> [Written instruction] Below are some records. Reproduce them exactly from their first line through the line with "sessions = list(range(1, 15))", inclusive.

> [Extracted data]
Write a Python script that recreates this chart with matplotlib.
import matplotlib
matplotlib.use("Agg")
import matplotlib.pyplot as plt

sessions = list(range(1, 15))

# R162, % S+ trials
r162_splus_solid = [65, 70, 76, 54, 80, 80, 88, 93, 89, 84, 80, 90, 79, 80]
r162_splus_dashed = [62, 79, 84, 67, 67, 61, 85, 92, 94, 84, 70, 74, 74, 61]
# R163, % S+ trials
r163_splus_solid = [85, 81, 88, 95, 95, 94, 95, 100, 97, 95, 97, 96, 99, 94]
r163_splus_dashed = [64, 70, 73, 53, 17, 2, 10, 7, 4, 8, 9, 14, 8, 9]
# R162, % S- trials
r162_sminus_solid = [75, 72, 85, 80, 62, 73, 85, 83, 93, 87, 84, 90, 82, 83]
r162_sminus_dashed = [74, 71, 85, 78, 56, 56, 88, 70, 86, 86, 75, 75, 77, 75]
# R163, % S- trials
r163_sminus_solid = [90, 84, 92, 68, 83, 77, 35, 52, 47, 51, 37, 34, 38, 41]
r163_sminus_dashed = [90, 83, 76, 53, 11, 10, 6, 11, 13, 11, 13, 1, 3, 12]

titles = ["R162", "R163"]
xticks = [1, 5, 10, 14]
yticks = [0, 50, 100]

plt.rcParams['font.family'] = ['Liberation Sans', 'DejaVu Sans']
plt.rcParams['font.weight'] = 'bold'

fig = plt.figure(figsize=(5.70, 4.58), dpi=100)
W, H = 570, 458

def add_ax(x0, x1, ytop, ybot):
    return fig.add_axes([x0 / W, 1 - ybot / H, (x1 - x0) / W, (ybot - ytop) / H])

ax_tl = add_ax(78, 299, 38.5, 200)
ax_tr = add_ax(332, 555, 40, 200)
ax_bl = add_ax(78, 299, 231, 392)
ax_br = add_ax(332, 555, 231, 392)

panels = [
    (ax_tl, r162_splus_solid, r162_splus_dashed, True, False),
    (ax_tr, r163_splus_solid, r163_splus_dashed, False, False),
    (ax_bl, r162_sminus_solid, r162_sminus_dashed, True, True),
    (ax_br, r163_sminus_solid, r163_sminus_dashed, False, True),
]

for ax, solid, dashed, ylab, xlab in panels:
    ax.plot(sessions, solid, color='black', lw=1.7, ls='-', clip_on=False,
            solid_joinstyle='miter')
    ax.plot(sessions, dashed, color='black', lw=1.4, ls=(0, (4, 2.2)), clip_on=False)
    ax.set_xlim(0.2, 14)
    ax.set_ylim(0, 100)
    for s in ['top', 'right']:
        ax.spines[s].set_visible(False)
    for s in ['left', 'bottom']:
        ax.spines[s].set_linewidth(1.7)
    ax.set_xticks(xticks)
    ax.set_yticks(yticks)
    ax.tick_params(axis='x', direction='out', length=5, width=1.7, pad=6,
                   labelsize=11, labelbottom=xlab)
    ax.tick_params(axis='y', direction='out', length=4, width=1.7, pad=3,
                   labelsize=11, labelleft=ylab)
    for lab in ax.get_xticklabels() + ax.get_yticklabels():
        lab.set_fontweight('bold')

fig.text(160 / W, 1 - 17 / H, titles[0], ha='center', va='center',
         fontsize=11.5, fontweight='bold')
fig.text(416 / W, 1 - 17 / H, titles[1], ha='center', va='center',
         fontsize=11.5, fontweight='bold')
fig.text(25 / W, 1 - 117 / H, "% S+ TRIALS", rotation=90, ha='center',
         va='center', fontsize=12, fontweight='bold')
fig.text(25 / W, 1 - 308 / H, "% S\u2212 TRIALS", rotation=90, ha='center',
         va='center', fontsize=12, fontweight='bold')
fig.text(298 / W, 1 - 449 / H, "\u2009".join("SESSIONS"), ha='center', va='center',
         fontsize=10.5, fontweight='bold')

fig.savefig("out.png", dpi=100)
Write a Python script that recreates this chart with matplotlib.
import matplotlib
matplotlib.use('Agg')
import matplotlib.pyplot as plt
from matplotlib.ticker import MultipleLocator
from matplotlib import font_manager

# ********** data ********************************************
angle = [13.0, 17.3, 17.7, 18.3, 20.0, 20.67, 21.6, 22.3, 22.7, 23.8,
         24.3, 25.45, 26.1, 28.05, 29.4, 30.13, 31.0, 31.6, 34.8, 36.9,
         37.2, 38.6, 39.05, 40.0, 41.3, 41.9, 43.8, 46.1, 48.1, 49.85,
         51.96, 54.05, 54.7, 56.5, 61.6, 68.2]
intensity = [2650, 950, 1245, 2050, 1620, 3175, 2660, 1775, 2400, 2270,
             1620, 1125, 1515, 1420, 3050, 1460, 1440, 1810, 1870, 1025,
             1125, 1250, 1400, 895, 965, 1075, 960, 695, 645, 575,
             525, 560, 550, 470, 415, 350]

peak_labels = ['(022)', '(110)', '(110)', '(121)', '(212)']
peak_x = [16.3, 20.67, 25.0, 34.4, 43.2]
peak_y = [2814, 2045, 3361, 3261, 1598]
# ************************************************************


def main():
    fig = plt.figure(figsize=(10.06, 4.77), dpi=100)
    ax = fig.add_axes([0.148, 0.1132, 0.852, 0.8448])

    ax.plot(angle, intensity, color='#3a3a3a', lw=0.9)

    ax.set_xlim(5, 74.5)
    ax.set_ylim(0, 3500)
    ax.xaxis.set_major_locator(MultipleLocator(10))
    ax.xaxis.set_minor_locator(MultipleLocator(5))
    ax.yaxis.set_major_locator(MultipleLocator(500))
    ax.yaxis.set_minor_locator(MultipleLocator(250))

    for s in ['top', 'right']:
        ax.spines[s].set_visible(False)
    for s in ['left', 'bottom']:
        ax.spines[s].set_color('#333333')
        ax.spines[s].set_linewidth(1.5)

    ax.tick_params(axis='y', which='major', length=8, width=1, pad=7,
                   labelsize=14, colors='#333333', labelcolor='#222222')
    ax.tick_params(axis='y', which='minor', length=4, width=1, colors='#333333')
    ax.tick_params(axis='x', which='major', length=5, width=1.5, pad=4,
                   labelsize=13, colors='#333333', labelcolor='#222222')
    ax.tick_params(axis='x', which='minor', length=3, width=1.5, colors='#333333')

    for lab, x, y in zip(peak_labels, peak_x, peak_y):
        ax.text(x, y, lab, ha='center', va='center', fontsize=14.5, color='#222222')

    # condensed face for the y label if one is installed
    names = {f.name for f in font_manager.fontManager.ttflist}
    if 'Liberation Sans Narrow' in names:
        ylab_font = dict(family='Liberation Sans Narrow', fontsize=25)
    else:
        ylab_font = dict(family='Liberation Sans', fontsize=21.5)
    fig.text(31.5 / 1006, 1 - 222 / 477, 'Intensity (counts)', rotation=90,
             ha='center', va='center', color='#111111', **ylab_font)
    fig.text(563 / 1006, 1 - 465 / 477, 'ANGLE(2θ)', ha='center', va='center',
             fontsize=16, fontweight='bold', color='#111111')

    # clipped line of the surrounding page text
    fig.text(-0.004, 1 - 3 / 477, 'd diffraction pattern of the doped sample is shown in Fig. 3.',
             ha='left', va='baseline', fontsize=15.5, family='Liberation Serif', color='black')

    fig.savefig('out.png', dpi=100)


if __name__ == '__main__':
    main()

> [The solution]
Write a Python script that recreates this chart with matplotlib.
import matplotlib
matplotlib.use("Agg")
import matplotlib.pyplot as plt

sessions = list(range(1, 15))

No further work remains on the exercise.